Brawler playwright Walt McGough's love of hockey has been life-long. "I grew up a Pittsburgh Penguins fan, watching them win back-to-back Stanley Cups (the first time), and there's a constant tension between loving the sports, and the men that play them, and needing to recognize the toll that their abilities take on their bodies," says McGough.
"Sophocles and other Grecian playwrights were also generals, writing for audiences made up largely of military veterans," adds McGough. "Viewed through that lens, Ajax is very clearly not just some distant, mythical story, but actually a very real and painful discussion around post-traumatic stress disorder and feelings of abandonment in soldiers after the fighting is done. At the same time, I was reading coverage around Derek Boogaard, a star Minnesota Wild and New York Rangers enforcer who died of an overdose after a very fast and public decline. The two stories meshed together for me: both Boogaard and Ajax were men at the peak of their field, sacrificing their bodies for people and causes that ultimately abandoned them when the damage was done. . .The more I thought about it, the more I couldn't shake Ajax as a frame for that discussion, and my hopes are that this play will reflect the very real paradox of loving sports in today's world."
Brawler has been developed using a novel approach to new play development. Kitchen Theatre Company Artistic Director M. Bevin O'Gara, who is directing the play, created a partnership with Boston Playwrights' Theatre that allowed the playwright to develop the play with the support of both theaters, with built-in time to revise the play after getting the response of an audience, and all with one cast and design team. The play had a rehearsal period and three-week run in Boston in March, 2018. McGough was included in the rehearsal process and made numerous revisions to the script as the cast and director worked on the play. After the Boston Playwrights' Theatre production closed, the entire creative team came to Ithaca for another rehearsal period.
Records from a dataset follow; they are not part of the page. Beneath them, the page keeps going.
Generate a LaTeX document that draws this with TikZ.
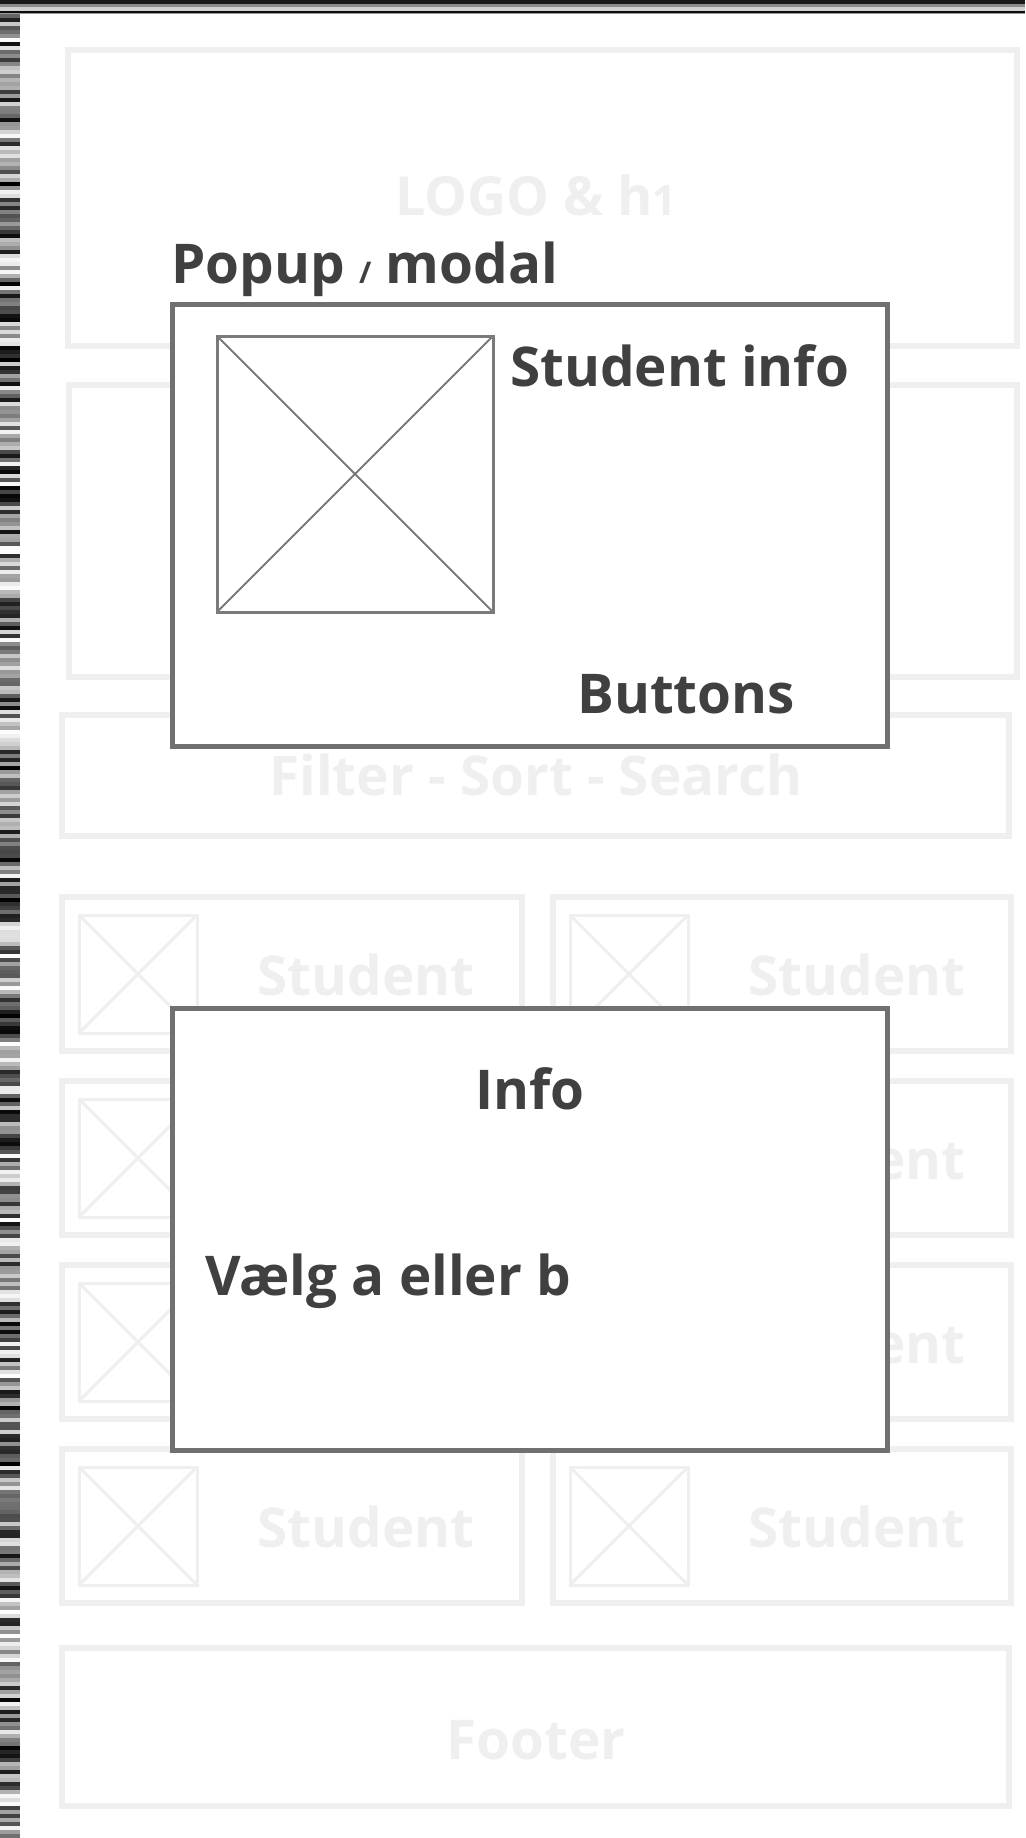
\documentclass[tikz,border=0pt]{standalone}
\usepackage{fontspec}
\setmainfont{Open Sans}
\definecolor{ghost}{HTML}{EFEFEF}
\definecolor{frame}{HTML}{707070}
\definecolor{imgline}{HTML}{7A7A7A}
\definecolor{ink}{HTML}{404040}
\tikzset{
  ghostbox/.style={draw=ghost, line width=6bp},
  ghostimg/.style={draw=ghost, line width=3bp},
  ghosttext/.style={text=ghost, font=\bfseries\fontsize{55}{60}\selectfont, inner sep=0pt},
  modalbox/.style={draw=frame, line width=5bp, fill=white},
  imgbox/.style={draw=imgline, line width=3bp},
  imgdiag/.style={draw=imgline, line width=2bp},
  inktext/.style={text=ink, font=\bfseries\fontsize{55}{60}\selectfont, inner sep=0pt},
}
\begin{document}
\begin{tikzpicture}[x=1bp,y=-1bp]
\useasboundingbox (0,0) rectangle (1025,1838);
\fill[white] (0,0) rectangle (1025,1838);
% top stripe
\fill[black!90] (0,0) rectangle (1025,4);
\fill[black!45] (0,4) rectangle (1025,7);
\fill[black!18] (0,7) rectangle (1025,11);
\fill[black!95] (0,11) rectangle (1025,13);
\fill[black!40] (0,13) rectangle (1025,14);
% left stripe
\pgfmathsetseed{4711}
\foreach \i in {0,...,460} {
  \pgfmathrandominteger{\g}{0}{100}
  \fill[black!\g] (0,{14+4*\i}) rectangle (20,{18.3+4*\i});
}
% ghost page layout
\draw[ghostbox] (68,50) rectangle (1017,346);
\node[ghosttext, anchor=base, font=\bfseries\fontsize{54}{60}\selectfont] (logo) at (536,215) {LOGO \& h\raisebox{0pt}{\fontsize{42}{44}\selectfont 1}};
\draw[ghostbox] (69,385) rectangle (1017,677);
\draw[ghostbox] (62,715) rectangle (1009,836);
\node[ghosttext, anchor=base] (filter) at (536,795) {Filter - Sort - Search};
\foreach \r in {0,1,2,3} {
  \pgfmathsetmacro\t{897+184*\r}
  \foreach \c/\xl/\xr in {0/62/522,1/553/1011} {
    \draw[ghostbox] (\xl,\t) rectangle (\xr,\t+154);
    \draw[ghostimg] (\xl+17,\t+18) rectangle (\xl+135,\t+136);
    \draw[ghostimg] (\xl+17,\t+18) -- (\xl+135,\t+136);
    \draw[ghostimg] (\xl+135,\t+18) -- (\xl+17,\t+136);
    \node[ghosttext, anchor=base] (student-\r-\c) at (\xl+304,\t+98) {Student};
  }
}
\draw[ghostbox] (62,1648) rectangle (1009,1806);
\node[ghosttext, anchor=base] (footer) at (536,1759) {Footer};
% popup / modal
\node[inktext, anchor=base west] (popuplabel) at (171,283) {Popup {\fontsize{30}{30}\selectfont/} modal};
\draw[modalbox] (172,304) rectangle (887,746);
\draw[imgbox] (217,336) rectangle (493,612);
\draw[imgdiag] (217,336) -- (493,612);
\draw[imgdiag] (493,336) -- (217,612);
\node[inktext, anchor=base west] (studentinfo) at (510,386) {Student info};
\node[inktext, anchor=base] (buttons) at (686,713) {Buttons};
% second modal
\draw[modalbox] (172,1008) rectangle (887,1450);
\node[inktext, anchor=base] (info) at (530,1109) {Info};
\node[inktext, anchor=base west] (vaelg) at (205,1295) {Vælg a eller b};
\end{tikzpicture}
\end{document}
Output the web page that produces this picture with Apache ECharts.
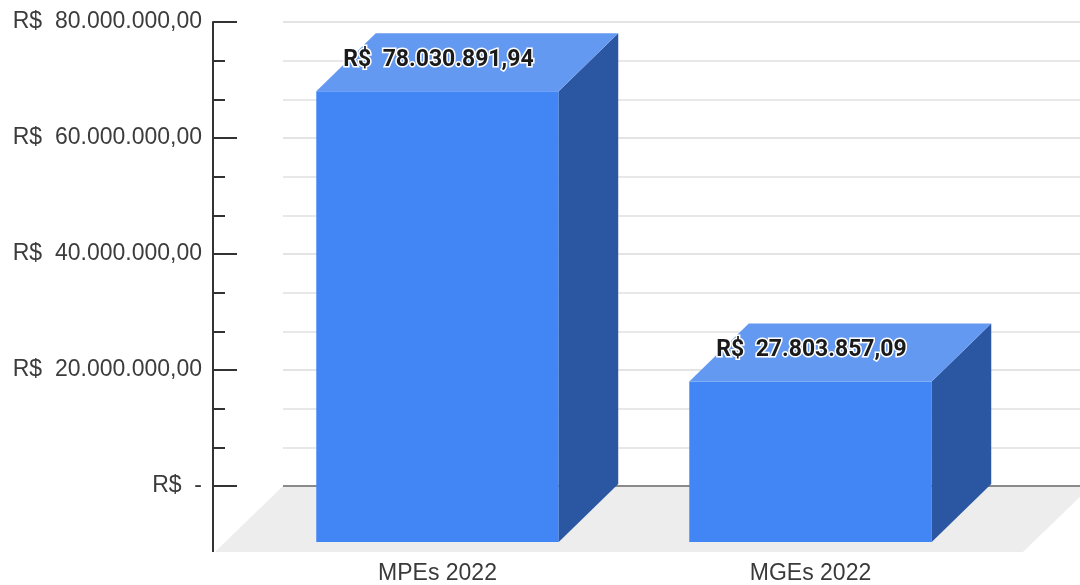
<!DOCTYPE html>
<html><head><meta charset="utf-8">
<script src="https://cdn.jsdelivr.net/npm/echarts@6/dist/echarts.min.js"></script>
<style>html,body{margin:0;padding:0;background:#fff}#c{width:1080px;height:585px}</style>
</head><body><div id="c"></div>
<script>
// ---- data ----
const categories = ['MPEs 2022', 'MGEs 2022'];
const values = [78030891.94, 27803857.09];
const yTicks = [0, 20000000, 40000000, 60000000, 80000000];

// ---- style constants ----
const FRONT = '#4285f4', TOP = '#6499f2', SIDE = '#2b56a1';
const DEPTH = [59.5, -58];        // bar depth (back = front + DEPTH)
const FLOOR_DEPTH = [-68, 66];    // floor (front = back + FLOOR_DEPTH)
const AXIS_OFFSET = 70;

function fmt(v) {
  const parts = v.toFixed(2).split('.');
  return parts[0].replace(/\B(?=(\d{3})+(?!\d))/g, '.') + ',' + parts[1];
}

const yMin = yTicks[0], yMax = yTicks[yTicks.length - 1], yInt = yTicks[1] - yTicks[0];

function renderFloor(params, api) {
  const cs = params.coordSys;
  const y0 = api.coord([0, 0])[1];
  const xL = cs.x, xR = cs.x + cs.width + 11;
  return {
    type: 'group',
    children: [
      { type: 'polygon', shape: { points: [[xL, y0], [xR, y0], [xR + FLOOR_DEPTH[0], y0 + FLOOR_DEPTH[1]], [xL + FLOOR_DEPTH[0], y0 + FLOOR_DEPTH[1]]] },
        style: { fill: '#ededed' } },
      { type: 'line', shape: { x1: cs.x - AXIS_OFFSET, y1: y0 - 1, x2: cs.x - AXIS_OFFSET, y2: y0 + FLOOR_DEPTH[1] },
        style: { stroke: '#333', lineWidth: 2 } }
    ]
  };
}

function renderBar(params, api) {
  const i = api.value(0), v = api.value(1);
  const base = api.coord([i, 0]);
  const top = api.coord([i, v]);
  const w = api.size([1, 0])[0] * 0.65;
  const x0 = base[0] - w / 2, x1 = base[0] + w / 2;
  const yb = base[1], yt = top[1];
  const dx = DEPTH[0], dy = DEPTH[1];
  return {
    type: 'group',
    children: [
      { type: 'rect', shape: { x: x0, y: yt, width: w, height: yb - yt }, style: { fill: FRONT } },
      { type: 'polygon', shape: { points: [[x1, yt], [x1, yb], [x1 + dx, yb + dy], [x1 + dx, yt + dy]] }, style: { fill: SIDE } },
      { type: 'polygon', shape: { points: [[x0, yt], [x1, yt], [x1 + dx, yt + dy], [x0 + dx, yt + dy]] }, style: { fill: TOP } },
      { type: 'text', x: x0 + 27, y: yt - 31,
        style: { text: 'R$  ' + fmt(v), fill: '#1a1a1a', fontFamily: 'Roboto', fontWeight: 'bold', fontSize: 23,
                 stroke: '#ffffff', lineWidth: 3, align: 'left', verticalAlign: 'middle' } }
    ]
  };
}

const chart = echarts.init(document.getElementById('c'), null, { renderer: 'canvas' });
chart.setOption({
  animation: false,
  backgroundColor: '#ffffff',
  grid: [
    { left: 283, right: 0, top: 22, bottom: 99 },   // back wall
    { left: 251, right: 83, top: 80, bottom: 41 }   // bar fronts
  ],
  xAxis: [
    { gridIndex: 0, type: 'category', data: categories, show: false },
    { gridIndex: 1, type: 'category', data: categories,
      axisLine: { show: false }, axisTick: { show: false },
      axisLabel: { margin: 20, fontSize: 23, color: '#3a3a3a', fontFamily: 'Liberation Sans, Arial' } }
  ],
  yAxis: [
    { gridIndex: 0, type: 'value', min: yMin, max: yMax, interval: yInt, offset: AXIS_OFFSET,
      axisLine: { show: true, lineStyle: { color: '#333', width: 2 } },
      axisTick: { show: true, inside: true, length: 24, lineStyle: { color: '#333', width: 2 } },
      minorTick: { show: true, splitNumber: 3, length: 12, lineStyle: { color: '#333', width: 2 } },
      splitLine: { show: true, lineStyle: { color: ['#8a8a8a', '#e4e4e4', '#e4e4e4', '#e4e4e4', '#e4e4e4'], width: 2 } },
      minorSplitLine: { show: true, lineStyle: { color: '#e8e8e8', width: 2 } },
      axisLabel: { margin: 11, fontSize: 23, color: '#3c3c3c', fontFamily: 'Liberation Sans, Arial',
        formatter: function (v) { return v === 0 ? 'R$  -' : 'R$  ' + fmt(v); } } },
    { gridIndex: 1, type: 'value', min: yMin, max: yMax, interval: yInt, show: false }
  ],
  series: [
    { type: 'custom', xAxisIndex: 0, yAxisIndex: 0, z: -1, clip: false, silent: true,
      renderItem: renderFloor, data: [[0, 0]] },
    { type: 'custom', xAxisIndex: 1, yAxisIndex: 1, z: 3, clip: false,
      renderItem: renderBar, data: values.map(function (v, i) { return [i, v]; }) }
  ]
});
</script>
</body></html>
McGough refined the play again in response to discoveries made during the rehearsals and performances in Boston.
"This has been a dynamic, exciting process," says O'Gara, "and I am thrilled to be working on Walt's extremely timely play. Examining the inextricable link between the heroic and the brutal, and what they each cost us, feels so necessary give current headlines. We are raising questions about culpability and how we, both as individuals and as a society, enable our heroes. We are investigating the brutality of turning a blind eye."
Adam is played by Greg Maraio, Odie is played by Anthony Goes, Jerry is played by Marc Pierre, and Trisha is played by Gigi Watson, all making their Kitchen Theatre Company debuts. Scenic design is by CristinaTodesco, lighting design is by Evey Connerty-Marin, sound design is by Andrew Will, and costume design is by Penney Pinette, all Boston-based designers. The production stage manager is Jennifer Schilansky, and Brendan Komala is providing technical direction.